Published on July 23, 2014 | by Denny Averill0
Trip to Norway: Essential things to see and do
So you’ve decided to go on holiday to Norway, and you’re a little overwhelmed by everything there is on offer. Don’t worry – this guide to the essential things to see and do will help you plan your time there – whether it’s a weekend or a whole month!
The Svalbard Islands
The Svalbard Islands are perfect for those of you who want to experience the untouched wilderness. They’re quite far out – halfway between Norway and the North Pole – but well worth the investment. In the warmer months, there’s the option of kayaking, dog sledding and taking a tour round the islands on a boat trip. In winter, it’s even more exciting – this is where the snowmobiles come out. It’s also amazing for skiing. Whilst it’s renowned for it’s untouched beauty, that doesn’t mean the whole area is lacking in people or things to do. The capital has restaurants and cafés, as well as a decent night-life. Its definitely worthwhile, if you want to experience the true Arctic.
You can’t go to Norway and not visit Oslo. It’s the capital city, and it’s packed with a variety of entertainments. Throughout the year it plays host to lots of different festivals – from the annual Jazz Festival to the Maritime Festival. If it’s Viking history you’re after, it’s also home to the two best preserved viking ships in the world. Maybe you’re more of a thrill seeker – in which case, the amusement park and ski jump are for you. Basically, Oslo is the best place to start or end any holiday you have in Norway. Whatever you do, make sure you leave enough time to experience all of its highlights.

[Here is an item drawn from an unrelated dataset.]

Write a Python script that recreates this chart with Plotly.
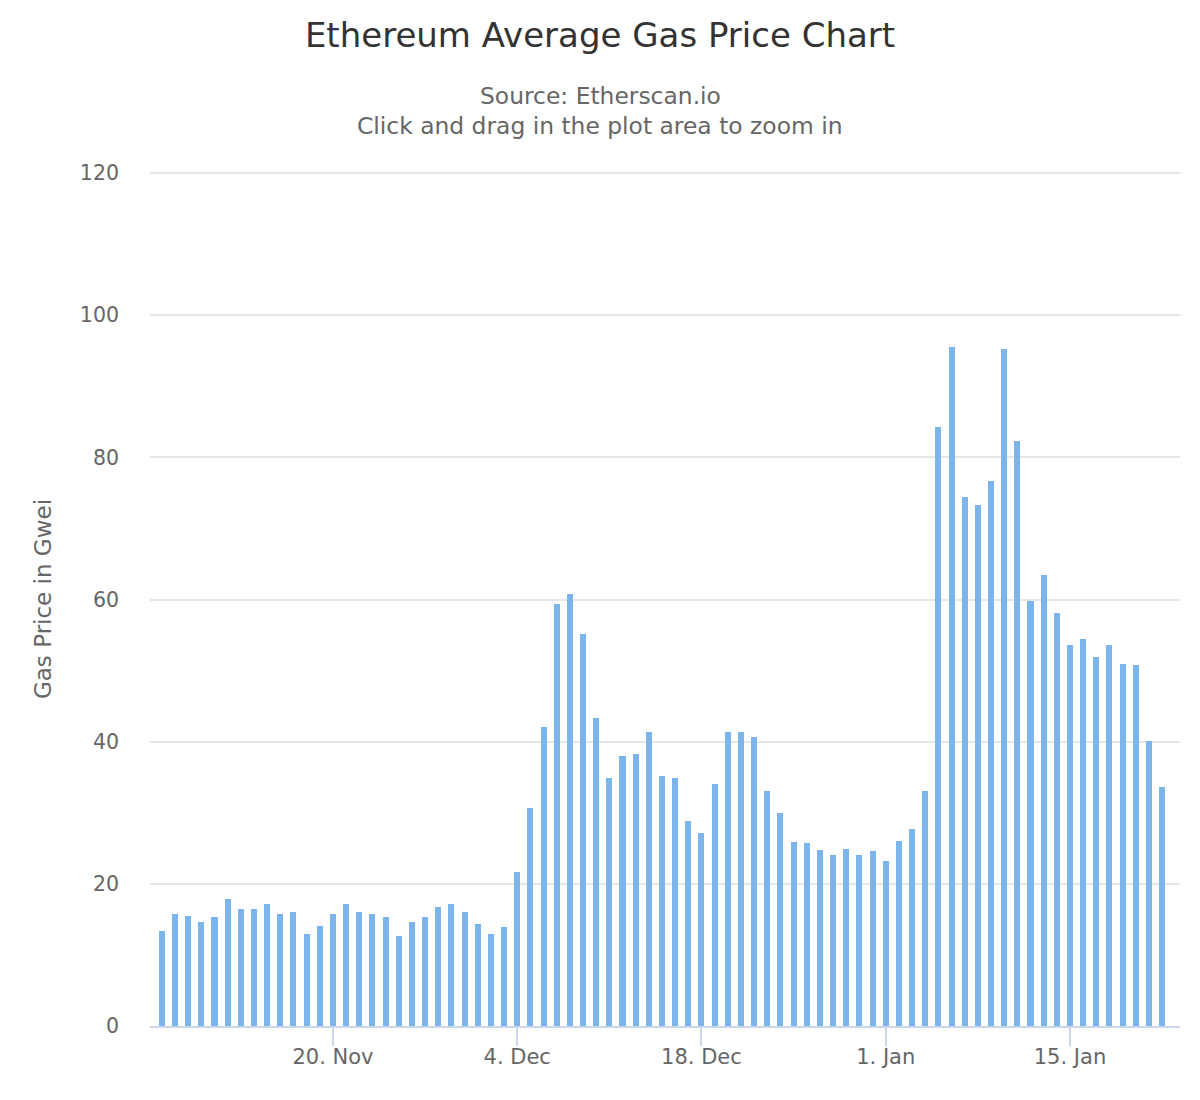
import plotly.graph_objects as go
import pandas as pd

dates = pd.date_range("2017-11-07", "2018-01-22", freq="D").strftime("%Y-%m-%d").tolist()
gas_price = [
    13.3, 15.8, 15.5, 14.7, 15.3, 17.8, 16.4, 16.4, 17.2, 15.8, 16.1, 13.0, 14.1, 15.8,
    17.2, 16.1, 15.8, 15.3, 12.7, 14.7, 15.3, 16.7, 17.2, 16.1,
    14.4, 13.0, 13.9, 21.7, 30.7, 42.0, 59.4, 60.8, 55.2, 43.4, 34.9, 38.0, 38.3, 41.4,
    35.2, 34.9, 28.8, 27.1, 34.1, 41.4, 41.4, 40.6, 33.0, 29.9, 25.9, 25.7, 24.8, 24.0,
    24.9, 24.0, 24.6,
    23.2, 26.0, 27.7, 33.0, 84.3, 95.5, 74.4, 73.3, 76.7, 95.3, 82.3, 59.8, 63.5, 58.1,
    53.6, 54.4, 51.9, 53.6, 51.0, 50.8, 40.1, 33.6,
]
tick_dates = ["2017-11-20", "2017-12-04", "2017-12-18", "2018-01-01", "2018-01-15"]
tick_labels = ["20. Nov", "4. Dec", "18. Dec", "1. Jan", "15. Jan"]
y_ticks = [0, 20, 40, 60, 80, 100, 120]

FONT = "DejaVu Sans"
W, H = 1200, 1100
# page offset of 8px (body margin) compensated in margins
L, R, T, B = 142, 28, 164, 82
PH = H - T - B  # plot height in px
PW = W - L - R

fig = go.Figure(
    go.Bar(
        x=dates,
        y=gas_price,
        marker=dict(color="#7cb5ec", line=dict(width=0)),
        width=0.46 * 86400000,
        name="Gas Price",
    )
)

sub_x = (600 - 150) / PW

fig.update_layout(
    width=W,
    height=H,
    margin=dict(l=L, r=R, t=T, b=B),
    paper_bgcolor="white",
    plot_bgcolor="white",
    showlegend=False,
    font=dict(family=FONT, color="#666666"),
    title=dict(
        text="Ethereum Average Gas Price Chart",
        x=592 / W,
        xanchor="center",
        y=1 - 27 / H,
        yanchor="middle",
        font=dict(family=FONT, size=34, color="#333333"),
    ),
    annotations=[
        dict(
            text="Source: Etherscan.io",
            xref="paper", yref="paper",
            x=sub_x, y=(1026 - 96) / PH,
            xanchor="center", yanchor="middle",
            showarrow=False,
            font=dict(family=FONT, size=23.4, color="#666666"),
        ),
        dict(
            text="Click and drag in the plot area to zoom in",
            xref="paper", yref="paper",
            x=sub_x, y=(1026 - 126) / PH,
            xanchor="center", yanchor="middle",
            showarrow=False,
            font=dict(family=FONT, size=23.4, color="#666666"),
        ),
    ],
    bargap=0,
)

fig.update_xaxes(
    type="date",
    range=["2017-11-06 02:24", "2018-01-23 08:38"],
    tickvals=tick_dates,
    ticktext=tick_labels,
    ticks="outside",
    ticklen=18,
    tickwidth=2,
    tickcolor="#ccd6eb",
    ticklabelstandoff=-7,
    showline=True,
    linecolor="#ccd6eb",
    linewidth=2,
    showgrid=False,
    zeroline=False,
    tickfont=dict(family=FONT, size=21, color="#666666"),
)

fig.update_yaxes(
    range=[0, 120.15],
    tickvals=y_ticks,
    showgrid=True,
    gridcolor="#e6e6e6",
    gridwidth=2,
    zeroline=False,
    showline=False,
    ticks="",
    ticklabelstandoff=30,
    tickfont=dict(family=FONT, size=20.5, color="#666666"),
    title=dict(
        text="Gas Price in Gwei",
        font=dict(family=FONT, size=23, color="#666666"),
        standoff=21,
    ),
)

fig.write_html("out.html")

The Sami Capital – Karasjok
Norway is far older than many people realise, with the indigenous people of the area tracing back to 11,000 years ago. The Sami capital is a great place to go and learn about their ways – the most well known of which is their lives as reindeer herders. In the winter months, you’ll find around 60,000 reindeer here! You could also head to the Sápmi Culture Park, where you can try local cuisine, hear Sami stories and purchase locally crafted wares.
Head to the Spa
There’s a few spas you might want to check out, depending on what you’re interested in. Farris Bad is based on a natural spring, filled with minerals from the ground below – so for those of you interested in natural beauty, it’s worth trying. Vulkana is suited to the more adventurous types – it’s a transformed fishing boat, which travels as you’re on it! Perfect if you want to relax without missing out on the sights. These are just two examples of what’s on offer, and it’s well worth researching those in the area you’ll be staying in.
Make sure to leave enough time to see Trondheim too – it’s home to the beautiful Nidaros Cathedral, built upon the grave of Norway’s patron saint. There’s also the Archbishop’s Palace, which despite its name is the oldest secular (non-religious) building in all of Scandinavia. If you’re over in the summer months, you”ll find a city filled with outdoors plays and operas, and if you fancy a spot of fishing its home to one of the best salmon and trout rivers in the country. Most locations on the river can be accessed by the public for a price, though some are free!
A Cruise around the Fjords
One of the best things about Norway is it’s meandering, delicate coastline. Whilst you could wander round it on land, it’s best experienced from the sea. We recommend booking a cruise to take you round and give you all the details you could want. You may even be able to find a cruise that’ll show you the animal wonders of the area too – from seals to potentially smaller whales! If you’re extra confident, you could hire a boat yourself, but we think the value of a local guide is worth it.
The Northern Lights
No trip to Norway would be complete without seeing the Northern Lights. The best time to see these in their full glory is in late autumn through to the early spring. Though you can see them from anyway in theory, practically this isn’t always the case. For the best views, you want to head up into the Arctic circle – head up to the Svalbard or Lofoten Islands for a great view. Don’t bank on seeing them the day you go though, as weather conditions vary. You should aim to stay for a few days in the area in order to increase your chances.